Looking forward, GLPI is well positioned to drive further growth based on our growing broad portfolio of blue-chip regional gaming assets, close relationships with our tenants, our rights and options to participate in select tenants’ future growth and expansion initiatives, and our ability to structure and finance transactions that we believe will be accretive to rental cash flows. We believe these factors will support our ability to increase our cash dividends and further our goal of enhancing long-term shareholder value.
Risks to the growth thesis include higher interest rates, which raises GLPI’s cost of debt. However, this also increases the replacement value of GLPI’s existing asset base. Also, macroeconomic uncertainty presents a risk for tenants, but the gaming sector has proven to be rather resilient as demonstrated by its bounce back from 2020. Management also noted strengths in tenant rent coverage, as noted during the recent conference call:
As macro uncertainty persists and the capital markets volatility is evident, I want to remind everyone on the call today that GLPIs business model was built with an environment like this in mind. In fact, our reported four wall coverage has again increased across the portfolio with a number of leases now at all-time highs. This robust coverage reflects continued operating resiliency, while it also provides a buffer or margin of safety for our lease payments.
Meanwhile, GLPI maintains a reasonably safe amount of leverage, with a net debt to EBITDA ratio of 5.6x. The dividend was recently raised by 2% and currently yields a respectable 6.3%. It also comes with a safe 82% payout ratio, based on Q1’22 AFFO/share of $0.86.

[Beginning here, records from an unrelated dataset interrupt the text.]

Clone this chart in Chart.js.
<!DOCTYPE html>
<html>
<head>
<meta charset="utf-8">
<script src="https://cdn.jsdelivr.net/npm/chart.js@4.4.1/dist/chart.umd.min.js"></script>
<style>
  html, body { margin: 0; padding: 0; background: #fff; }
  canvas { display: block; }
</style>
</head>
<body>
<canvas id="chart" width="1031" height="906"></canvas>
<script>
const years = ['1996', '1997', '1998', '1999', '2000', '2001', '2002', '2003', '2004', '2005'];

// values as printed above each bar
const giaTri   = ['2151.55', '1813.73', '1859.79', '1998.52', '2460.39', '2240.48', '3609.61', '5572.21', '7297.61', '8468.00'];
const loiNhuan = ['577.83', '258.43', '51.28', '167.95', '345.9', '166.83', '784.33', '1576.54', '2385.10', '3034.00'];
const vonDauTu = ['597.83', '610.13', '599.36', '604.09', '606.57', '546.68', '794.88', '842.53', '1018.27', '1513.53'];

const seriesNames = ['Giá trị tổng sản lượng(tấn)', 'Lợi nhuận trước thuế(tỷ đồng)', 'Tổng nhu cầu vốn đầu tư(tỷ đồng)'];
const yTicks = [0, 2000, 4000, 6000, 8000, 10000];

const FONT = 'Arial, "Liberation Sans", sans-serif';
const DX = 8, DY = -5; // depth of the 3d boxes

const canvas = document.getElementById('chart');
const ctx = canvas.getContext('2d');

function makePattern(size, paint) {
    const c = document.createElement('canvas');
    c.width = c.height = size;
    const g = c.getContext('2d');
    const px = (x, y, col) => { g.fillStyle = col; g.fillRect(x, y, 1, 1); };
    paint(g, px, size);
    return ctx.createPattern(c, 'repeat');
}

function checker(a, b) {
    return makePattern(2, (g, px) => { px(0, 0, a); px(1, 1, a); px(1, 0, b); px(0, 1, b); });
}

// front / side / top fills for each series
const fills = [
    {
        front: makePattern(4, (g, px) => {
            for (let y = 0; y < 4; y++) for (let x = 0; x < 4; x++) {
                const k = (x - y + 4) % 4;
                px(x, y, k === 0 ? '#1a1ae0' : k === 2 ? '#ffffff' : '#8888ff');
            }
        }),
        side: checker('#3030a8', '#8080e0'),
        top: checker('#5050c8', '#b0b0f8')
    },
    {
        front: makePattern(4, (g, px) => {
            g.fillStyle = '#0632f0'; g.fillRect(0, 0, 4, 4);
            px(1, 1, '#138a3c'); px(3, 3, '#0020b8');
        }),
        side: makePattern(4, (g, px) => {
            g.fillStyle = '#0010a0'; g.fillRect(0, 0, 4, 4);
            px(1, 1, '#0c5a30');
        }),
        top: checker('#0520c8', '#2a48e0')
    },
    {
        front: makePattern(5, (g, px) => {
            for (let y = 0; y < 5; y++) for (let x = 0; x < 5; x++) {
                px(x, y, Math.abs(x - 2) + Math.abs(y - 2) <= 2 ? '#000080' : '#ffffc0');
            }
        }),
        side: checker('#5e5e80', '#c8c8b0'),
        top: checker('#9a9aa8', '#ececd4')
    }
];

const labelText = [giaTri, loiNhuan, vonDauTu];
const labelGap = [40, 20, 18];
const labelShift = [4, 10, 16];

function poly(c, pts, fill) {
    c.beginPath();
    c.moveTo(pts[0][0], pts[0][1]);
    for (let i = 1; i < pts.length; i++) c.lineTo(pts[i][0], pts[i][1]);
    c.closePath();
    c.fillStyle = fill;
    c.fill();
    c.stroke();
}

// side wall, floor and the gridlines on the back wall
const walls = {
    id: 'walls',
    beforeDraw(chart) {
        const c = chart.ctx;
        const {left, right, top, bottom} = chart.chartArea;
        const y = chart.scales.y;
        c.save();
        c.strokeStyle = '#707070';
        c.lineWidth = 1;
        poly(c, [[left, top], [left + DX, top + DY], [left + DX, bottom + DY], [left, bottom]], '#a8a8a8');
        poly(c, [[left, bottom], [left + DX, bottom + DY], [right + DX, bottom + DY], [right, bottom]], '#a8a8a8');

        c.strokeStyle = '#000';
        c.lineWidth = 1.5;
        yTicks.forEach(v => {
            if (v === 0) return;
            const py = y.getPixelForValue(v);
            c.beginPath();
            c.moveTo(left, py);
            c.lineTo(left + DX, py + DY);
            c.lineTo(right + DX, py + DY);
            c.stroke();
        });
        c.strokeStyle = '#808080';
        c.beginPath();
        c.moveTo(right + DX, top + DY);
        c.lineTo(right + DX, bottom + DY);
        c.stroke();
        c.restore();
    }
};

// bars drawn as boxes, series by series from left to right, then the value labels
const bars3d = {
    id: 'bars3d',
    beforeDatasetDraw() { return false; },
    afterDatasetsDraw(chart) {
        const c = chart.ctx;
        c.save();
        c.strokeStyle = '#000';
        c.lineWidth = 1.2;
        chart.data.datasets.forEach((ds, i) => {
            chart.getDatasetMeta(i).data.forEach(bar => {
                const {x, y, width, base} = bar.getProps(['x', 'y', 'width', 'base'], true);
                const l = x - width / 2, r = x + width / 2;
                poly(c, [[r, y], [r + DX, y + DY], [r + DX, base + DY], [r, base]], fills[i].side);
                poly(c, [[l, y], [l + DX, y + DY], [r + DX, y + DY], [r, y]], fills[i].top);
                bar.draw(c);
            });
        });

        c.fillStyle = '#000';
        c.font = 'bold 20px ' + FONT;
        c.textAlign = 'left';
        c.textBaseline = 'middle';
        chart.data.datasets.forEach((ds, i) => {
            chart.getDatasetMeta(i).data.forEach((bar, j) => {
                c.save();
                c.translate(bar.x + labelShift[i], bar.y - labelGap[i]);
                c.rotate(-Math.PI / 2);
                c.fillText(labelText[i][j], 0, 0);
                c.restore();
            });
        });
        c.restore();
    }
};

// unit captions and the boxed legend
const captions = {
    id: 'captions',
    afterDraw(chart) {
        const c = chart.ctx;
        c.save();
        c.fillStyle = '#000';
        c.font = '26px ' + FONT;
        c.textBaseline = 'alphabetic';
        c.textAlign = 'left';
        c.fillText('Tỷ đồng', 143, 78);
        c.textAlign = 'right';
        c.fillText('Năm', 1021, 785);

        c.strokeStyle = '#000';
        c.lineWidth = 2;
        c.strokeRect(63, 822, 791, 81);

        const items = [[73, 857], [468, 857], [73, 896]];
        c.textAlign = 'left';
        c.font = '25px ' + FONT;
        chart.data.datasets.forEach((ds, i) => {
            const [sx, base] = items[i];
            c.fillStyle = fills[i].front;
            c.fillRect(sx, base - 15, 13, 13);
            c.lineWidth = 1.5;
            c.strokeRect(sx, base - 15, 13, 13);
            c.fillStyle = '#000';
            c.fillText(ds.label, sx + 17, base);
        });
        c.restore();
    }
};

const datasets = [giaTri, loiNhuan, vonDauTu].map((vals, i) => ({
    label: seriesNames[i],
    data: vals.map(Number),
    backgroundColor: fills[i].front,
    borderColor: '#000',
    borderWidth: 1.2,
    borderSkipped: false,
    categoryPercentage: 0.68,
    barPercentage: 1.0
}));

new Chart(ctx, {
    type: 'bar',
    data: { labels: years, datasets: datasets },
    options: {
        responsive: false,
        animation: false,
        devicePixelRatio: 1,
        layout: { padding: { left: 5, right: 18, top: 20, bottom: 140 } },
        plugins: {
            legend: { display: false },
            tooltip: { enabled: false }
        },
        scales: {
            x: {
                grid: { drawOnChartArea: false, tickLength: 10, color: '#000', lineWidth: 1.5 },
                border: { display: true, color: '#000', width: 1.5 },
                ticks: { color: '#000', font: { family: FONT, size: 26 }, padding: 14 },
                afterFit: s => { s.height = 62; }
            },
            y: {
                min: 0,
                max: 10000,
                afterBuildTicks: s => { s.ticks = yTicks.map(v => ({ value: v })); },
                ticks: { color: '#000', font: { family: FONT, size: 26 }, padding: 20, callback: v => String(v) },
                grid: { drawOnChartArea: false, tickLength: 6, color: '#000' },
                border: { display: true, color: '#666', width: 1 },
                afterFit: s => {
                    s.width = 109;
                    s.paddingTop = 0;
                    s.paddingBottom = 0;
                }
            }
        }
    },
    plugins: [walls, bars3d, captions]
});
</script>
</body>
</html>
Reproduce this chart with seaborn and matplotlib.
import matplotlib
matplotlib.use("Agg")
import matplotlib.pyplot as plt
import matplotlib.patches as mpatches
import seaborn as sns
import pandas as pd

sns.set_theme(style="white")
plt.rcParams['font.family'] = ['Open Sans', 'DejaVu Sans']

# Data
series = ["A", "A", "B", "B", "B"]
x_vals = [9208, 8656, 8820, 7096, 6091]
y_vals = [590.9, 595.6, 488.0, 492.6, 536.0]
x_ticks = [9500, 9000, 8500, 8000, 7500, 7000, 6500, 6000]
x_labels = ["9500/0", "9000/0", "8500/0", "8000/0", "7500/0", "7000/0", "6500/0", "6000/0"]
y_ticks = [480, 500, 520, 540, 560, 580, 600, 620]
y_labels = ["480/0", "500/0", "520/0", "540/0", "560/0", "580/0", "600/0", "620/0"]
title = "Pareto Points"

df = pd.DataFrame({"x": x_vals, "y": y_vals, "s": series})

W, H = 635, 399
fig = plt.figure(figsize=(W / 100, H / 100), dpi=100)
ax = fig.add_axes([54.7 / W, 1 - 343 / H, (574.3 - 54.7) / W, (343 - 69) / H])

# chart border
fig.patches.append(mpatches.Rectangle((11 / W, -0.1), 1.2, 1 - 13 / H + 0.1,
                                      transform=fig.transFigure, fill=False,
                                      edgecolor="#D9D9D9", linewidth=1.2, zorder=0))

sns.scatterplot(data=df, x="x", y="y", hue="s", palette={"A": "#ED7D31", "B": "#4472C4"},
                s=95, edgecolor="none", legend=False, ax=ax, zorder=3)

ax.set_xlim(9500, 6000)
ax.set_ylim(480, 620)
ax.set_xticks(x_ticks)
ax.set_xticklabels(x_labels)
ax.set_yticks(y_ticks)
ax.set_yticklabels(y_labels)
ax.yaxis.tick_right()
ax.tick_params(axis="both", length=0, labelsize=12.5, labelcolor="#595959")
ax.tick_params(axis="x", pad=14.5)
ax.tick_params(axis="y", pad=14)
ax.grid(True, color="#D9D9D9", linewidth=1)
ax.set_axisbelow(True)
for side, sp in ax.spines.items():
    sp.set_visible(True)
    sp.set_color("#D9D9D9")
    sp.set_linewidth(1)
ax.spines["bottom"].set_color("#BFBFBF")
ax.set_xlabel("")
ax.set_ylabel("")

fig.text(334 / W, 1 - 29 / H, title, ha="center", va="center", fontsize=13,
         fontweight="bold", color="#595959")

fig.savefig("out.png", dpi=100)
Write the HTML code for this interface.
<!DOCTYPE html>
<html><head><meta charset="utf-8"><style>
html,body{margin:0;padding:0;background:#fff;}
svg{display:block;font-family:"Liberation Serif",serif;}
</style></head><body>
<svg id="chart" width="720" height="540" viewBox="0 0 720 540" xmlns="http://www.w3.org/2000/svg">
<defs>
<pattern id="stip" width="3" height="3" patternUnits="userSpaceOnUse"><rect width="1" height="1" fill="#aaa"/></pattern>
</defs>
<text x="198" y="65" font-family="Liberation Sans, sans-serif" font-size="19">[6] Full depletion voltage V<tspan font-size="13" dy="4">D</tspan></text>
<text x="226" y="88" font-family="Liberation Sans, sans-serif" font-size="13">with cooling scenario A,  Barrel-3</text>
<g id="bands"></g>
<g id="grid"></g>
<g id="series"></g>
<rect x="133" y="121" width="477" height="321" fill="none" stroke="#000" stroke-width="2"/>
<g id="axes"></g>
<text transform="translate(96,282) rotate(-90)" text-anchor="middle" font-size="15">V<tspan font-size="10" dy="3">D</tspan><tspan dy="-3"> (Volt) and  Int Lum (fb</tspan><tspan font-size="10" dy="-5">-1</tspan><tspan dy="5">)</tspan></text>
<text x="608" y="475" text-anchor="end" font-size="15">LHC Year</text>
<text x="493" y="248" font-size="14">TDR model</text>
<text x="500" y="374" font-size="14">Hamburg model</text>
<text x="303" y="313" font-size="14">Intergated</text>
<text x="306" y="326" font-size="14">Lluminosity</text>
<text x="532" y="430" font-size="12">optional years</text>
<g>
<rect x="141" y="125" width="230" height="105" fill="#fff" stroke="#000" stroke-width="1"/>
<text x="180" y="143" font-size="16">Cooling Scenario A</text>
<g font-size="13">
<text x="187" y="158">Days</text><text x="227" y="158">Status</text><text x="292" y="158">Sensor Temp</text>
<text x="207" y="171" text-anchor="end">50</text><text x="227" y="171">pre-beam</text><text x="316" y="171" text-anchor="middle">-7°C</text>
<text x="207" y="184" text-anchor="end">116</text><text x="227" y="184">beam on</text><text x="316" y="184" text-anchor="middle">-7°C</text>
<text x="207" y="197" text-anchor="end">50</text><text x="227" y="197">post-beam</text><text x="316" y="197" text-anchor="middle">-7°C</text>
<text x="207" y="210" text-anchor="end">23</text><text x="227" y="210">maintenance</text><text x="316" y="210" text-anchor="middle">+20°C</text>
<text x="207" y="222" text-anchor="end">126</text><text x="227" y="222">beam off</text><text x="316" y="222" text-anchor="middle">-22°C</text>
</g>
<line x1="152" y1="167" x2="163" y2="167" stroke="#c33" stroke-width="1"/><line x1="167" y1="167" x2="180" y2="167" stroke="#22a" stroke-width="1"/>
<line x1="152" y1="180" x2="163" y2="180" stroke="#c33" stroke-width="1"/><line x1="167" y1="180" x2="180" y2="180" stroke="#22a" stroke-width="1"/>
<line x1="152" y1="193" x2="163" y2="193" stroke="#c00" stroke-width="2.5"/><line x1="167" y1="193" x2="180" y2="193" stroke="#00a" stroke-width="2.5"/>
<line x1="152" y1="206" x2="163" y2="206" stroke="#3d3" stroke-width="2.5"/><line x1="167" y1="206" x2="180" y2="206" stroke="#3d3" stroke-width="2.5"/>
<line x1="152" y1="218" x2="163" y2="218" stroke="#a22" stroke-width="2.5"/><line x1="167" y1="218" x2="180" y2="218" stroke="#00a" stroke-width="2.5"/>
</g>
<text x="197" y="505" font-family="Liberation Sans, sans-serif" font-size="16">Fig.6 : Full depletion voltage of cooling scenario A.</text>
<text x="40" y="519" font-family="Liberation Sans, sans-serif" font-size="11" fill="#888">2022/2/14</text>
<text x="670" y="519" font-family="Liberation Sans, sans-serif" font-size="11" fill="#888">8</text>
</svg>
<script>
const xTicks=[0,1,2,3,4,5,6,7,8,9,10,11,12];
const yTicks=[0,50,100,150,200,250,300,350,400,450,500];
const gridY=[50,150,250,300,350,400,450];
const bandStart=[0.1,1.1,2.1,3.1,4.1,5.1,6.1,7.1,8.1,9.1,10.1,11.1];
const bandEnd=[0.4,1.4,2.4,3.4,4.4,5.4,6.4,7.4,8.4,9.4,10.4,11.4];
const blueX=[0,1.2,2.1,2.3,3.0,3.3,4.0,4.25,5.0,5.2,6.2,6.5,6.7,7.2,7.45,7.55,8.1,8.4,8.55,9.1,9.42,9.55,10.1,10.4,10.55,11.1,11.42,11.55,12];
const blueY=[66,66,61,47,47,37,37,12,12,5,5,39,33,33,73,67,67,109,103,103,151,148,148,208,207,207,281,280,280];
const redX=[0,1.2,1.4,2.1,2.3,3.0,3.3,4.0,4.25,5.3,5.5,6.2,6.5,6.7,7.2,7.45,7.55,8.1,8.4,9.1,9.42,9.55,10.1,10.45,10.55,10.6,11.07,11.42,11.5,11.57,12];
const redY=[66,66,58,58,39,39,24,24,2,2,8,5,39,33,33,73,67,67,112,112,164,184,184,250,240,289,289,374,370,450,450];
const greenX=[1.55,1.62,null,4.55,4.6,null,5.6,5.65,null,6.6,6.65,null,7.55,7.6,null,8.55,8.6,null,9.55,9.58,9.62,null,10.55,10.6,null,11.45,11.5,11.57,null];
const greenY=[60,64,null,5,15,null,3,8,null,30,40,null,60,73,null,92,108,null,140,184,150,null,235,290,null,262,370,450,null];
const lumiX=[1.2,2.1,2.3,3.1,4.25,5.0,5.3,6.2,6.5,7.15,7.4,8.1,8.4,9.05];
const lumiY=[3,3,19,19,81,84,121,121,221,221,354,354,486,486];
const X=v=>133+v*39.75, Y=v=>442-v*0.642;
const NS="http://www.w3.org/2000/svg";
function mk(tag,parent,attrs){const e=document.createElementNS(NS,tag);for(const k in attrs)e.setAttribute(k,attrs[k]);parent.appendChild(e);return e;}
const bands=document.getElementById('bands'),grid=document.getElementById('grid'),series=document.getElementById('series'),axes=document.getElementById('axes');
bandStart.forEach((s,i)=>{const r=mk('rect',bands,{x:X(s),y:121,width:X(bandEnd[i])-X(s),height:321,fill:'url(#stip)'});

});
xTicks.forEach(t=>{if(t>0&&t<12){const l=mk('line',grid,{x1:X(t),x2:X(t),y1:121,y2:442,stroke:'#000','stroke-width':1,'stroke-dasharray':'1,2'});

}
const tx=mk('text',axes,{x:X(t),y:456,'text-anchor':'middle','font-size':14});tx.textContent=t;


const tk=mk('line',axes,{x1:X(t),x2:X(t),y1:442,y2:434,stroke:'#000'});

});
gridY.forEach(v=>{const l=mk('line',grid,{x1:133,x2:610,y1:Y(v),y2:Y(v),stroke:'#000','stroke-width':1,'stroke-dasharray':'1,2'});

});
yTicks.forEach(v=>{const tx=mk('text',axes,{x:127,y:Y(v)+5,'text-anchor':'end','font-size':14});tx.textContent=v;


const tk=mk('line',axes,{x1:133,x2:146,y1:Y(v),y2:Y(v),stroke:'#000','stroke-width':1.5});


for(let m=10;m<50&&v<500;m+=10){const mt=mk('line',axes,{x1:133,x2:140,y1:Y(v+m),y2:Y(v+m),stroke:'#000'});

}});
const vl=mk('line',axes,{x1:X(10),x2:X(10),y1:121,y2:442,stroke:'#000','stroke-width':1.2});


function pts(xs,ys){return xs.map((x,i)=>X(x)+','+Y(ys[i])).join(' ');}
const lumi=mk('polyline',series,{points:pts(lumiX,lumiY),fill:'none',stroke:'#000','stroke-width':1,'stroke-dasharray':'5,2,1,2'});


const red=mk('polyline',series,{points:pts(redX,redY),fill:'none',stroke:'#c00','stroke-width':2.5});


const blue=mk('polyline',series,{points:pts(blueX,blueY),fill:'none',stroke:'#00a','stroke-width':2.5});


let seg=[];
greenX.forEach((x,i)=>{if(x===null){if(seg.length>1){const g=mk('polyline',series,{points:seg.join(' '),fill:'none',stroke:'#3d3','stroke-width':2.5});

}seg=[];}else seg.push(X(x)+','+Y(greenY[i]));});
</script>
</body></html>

I also see GLPI as trading with a reasonable margin of safety, with price to annualized AFFO/share of 12.9. Sell side analysts have a consensus Buy rating with a price target range of $47 to $61, with $53 at the midpoint, implying a potential one-year 26% total return including dividends.
Investor take away
Gaming and Leisure Properties is an interesting option for investors seeking a high yield combined with steady growth. The company has strong ties to some of the biggest names in gaming, and its long-term lease agreements provide stability and visibility. Meanwhile, GLPI has plenty of opportunities for both internal development and external acquisitions. GLPI appears to be attractive at the current price for high income and growth.